Only the lines from the line containing "Reproduce this diagram with TikZ." to the line containing "(0,0) rectangle (860,482);", with both of those lines, are to be repeated exactly. Leave the images out.

-*-*-

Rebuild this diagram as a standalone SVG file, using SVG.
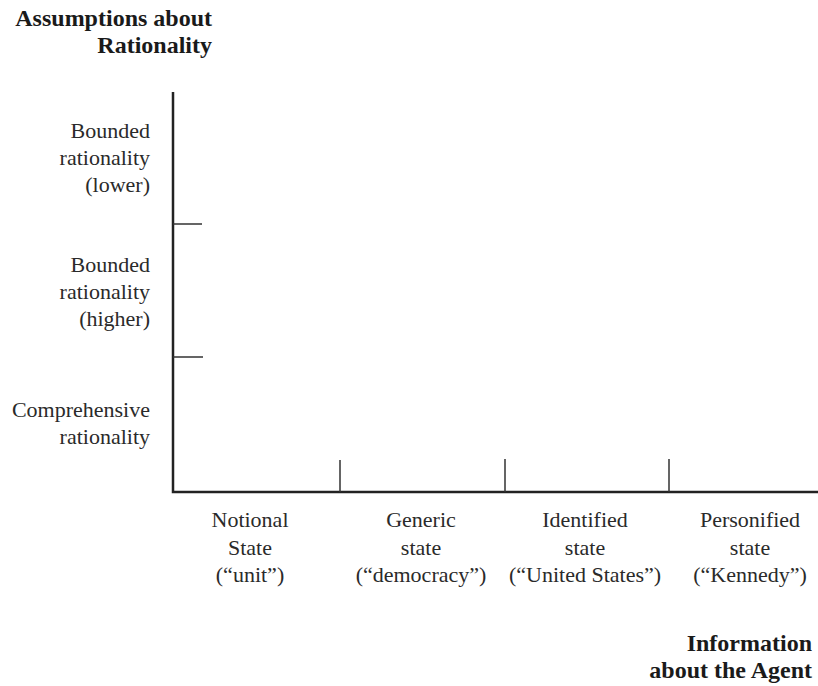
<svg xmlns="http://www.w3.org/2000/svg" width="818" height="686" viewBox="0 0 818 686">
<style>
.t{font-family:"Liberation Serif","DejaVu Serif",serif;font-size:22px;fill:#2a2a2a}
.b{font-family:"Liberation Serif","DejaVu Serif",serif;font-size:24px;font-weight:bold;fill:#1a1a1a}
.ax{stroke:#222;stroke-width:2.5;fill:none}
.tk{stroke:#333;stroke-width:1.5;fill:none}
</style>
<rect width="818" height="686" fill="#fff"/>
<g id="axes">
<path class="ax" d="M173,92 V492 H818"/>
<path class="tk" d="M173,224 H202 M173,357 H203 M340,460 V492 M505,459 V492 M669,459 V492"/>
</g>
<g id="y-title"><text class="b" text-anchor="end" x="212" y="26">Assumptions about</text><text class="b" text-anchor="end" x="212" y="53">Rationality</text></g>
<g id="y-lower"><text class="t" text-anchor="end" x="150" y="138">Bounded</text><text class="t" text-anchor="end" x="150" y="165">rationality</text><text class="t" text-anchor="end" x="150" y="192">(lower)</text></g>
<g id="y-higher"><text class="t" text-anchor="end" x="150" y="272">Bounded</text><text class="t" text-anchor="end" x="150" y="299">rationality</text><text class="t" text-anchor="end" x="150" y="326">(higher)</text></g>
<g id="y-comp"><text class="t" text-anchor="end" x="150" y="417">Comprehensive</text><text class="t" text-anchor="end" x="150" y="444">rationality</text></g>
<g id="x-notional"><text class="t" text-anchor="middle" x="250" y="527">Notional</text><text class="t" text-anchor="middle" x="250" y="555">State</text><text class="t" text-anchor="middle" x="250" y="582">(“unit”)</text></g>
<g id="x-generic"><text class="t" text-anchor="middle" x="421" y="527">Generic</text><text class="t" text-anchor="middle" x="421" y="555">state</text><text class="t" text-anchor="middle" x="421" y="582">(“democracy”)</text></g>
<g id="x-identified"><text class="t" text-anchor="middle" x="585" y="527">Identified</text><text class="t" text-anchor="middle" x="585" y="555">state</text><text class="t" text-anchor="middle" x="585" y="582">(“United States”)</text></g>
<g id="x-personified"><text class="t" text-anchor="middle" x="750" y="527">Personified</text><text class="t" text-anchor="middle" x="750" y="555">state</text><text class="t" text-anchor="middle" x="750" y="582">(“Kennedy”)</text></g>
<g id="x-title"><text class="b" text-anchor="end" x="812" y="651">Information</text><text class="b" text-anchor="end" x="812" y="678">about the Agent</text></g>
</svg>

-*-*-

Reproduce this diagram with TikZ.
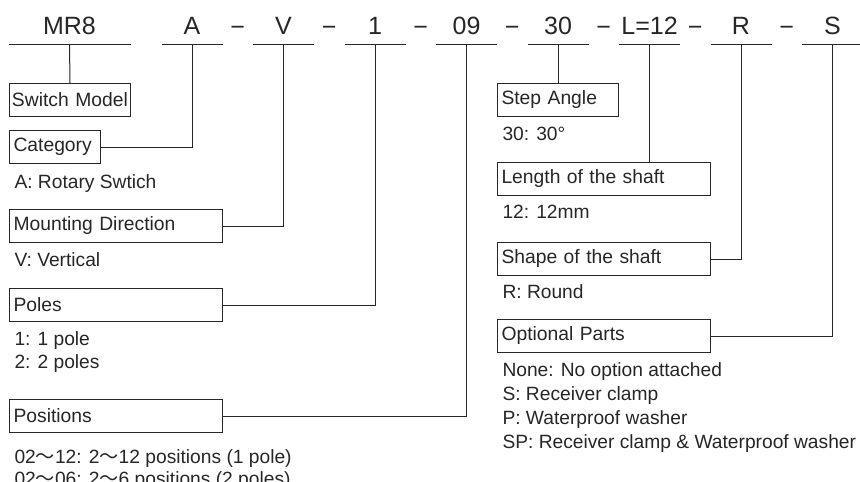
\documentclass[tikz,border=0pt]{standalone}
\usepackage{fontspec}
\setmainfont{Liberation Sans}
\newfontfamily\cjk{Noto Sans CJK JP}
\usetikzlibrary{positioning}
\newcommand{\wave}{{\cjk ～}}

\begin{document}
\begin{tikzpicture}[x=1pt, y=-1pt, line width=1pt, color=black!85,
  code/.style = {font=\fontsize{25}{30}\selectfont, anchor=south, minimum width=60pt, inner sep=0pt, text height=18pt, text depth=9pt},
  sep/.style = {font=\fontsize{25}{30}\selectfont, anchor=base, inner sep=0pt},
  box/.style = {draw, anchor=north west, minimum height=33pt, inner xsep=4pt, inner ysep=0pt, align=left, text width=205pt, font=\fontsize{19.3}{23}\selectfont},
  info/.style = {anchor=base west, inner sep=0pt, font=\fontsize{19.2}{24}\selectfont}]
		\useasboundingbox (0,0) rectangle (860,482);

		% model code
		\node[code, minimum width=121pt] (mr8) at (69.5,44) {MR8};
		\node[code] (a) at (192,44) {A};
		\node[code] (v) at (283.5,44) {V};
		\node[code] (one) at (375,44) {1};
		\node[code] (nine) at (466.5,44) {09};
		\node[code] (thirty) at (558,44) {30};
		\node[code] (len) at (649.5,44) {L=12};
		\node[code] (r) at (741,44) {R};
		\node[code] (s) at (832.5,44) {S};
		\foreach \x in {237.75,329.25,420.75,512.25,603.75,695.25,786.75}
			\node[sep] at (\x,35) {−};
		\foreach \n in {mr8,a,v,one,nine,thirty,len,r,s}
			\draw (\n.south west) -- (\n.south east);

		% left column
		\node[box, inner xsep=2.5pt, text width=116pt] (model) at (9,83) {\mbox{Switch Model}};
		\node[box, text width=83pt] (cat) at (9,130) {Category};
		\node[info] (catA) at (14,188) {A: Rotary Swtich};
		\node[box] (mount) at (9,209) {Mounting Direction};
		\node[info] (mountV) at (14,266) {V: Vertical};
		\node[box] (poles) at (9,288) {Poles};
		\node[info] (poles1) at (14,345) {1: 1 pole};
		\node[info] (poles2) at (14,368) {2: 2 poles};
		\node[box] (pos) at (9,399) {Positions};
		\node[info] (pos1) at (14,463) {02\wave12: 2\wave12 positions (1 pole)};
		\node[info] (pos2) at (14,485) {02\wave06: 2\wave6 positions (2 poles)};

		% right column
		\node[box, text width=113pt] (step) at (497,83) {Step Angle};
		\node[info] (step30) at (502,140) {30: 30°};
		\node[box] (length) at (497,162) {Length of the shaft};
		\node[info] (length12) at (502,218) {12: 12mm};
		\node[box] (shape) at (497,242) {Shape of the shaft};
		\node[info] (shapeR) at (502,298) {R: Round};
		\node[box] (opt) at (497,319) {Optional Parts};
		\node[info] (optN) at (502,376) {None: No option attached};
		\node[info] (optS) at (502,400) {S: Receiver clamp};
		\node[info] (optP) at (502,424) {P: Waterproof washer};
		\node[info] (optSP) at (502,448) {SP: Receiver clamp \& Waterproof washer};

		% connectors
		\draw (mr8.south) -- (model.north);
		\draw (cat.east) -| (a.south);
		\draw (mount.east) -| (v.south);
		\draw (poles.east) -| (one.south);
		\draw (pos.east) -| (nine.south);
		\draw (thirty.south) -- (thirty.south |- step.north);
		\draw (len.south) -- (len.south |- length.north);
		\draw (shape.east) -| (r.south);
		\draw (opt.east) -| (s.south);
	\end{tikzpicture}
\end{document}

-*-*-

## [Result of this exercise]
Reproduce this diagram with TikZ.
\documentclass[tikz,border=0pt]{standalone}
\usepackage{fontspec}
\setmainfont{Liberation Sans}
\newfontfamily\cjk{Noto Sans CJK JP}
\usetikzlibrary{positioning}
\newcommand{\wave}{{\cjk ～}}

\begin{document}
\begin{tikzpicture}[x=1pt, y=-1pt, line width=1pt, color=black!85,
  code/.style = {font=\fontsize{25}{30}\selectfont, anchor=south, minimum width=60pt, inner sep=0pt, text height=18pt, text depth=9pt},
  sep/.style = {font=\fontsize{25}{30}\selectfont, anchor=base, inner sep=0pt},
  box/.style = {draw, anchor=north west, minimum height=33pt, inner xsep=4pt, inner ysep=0pt, align=left, text width=205pt, font=\fontsize{19.3}{23}\selectfont},
  info/.style = {anchor=base west, inner sep=0pt, font=\fontsize{19.2}{24}\selectfont}]
		\useasboundingbox (0,0) rectangle (860,482);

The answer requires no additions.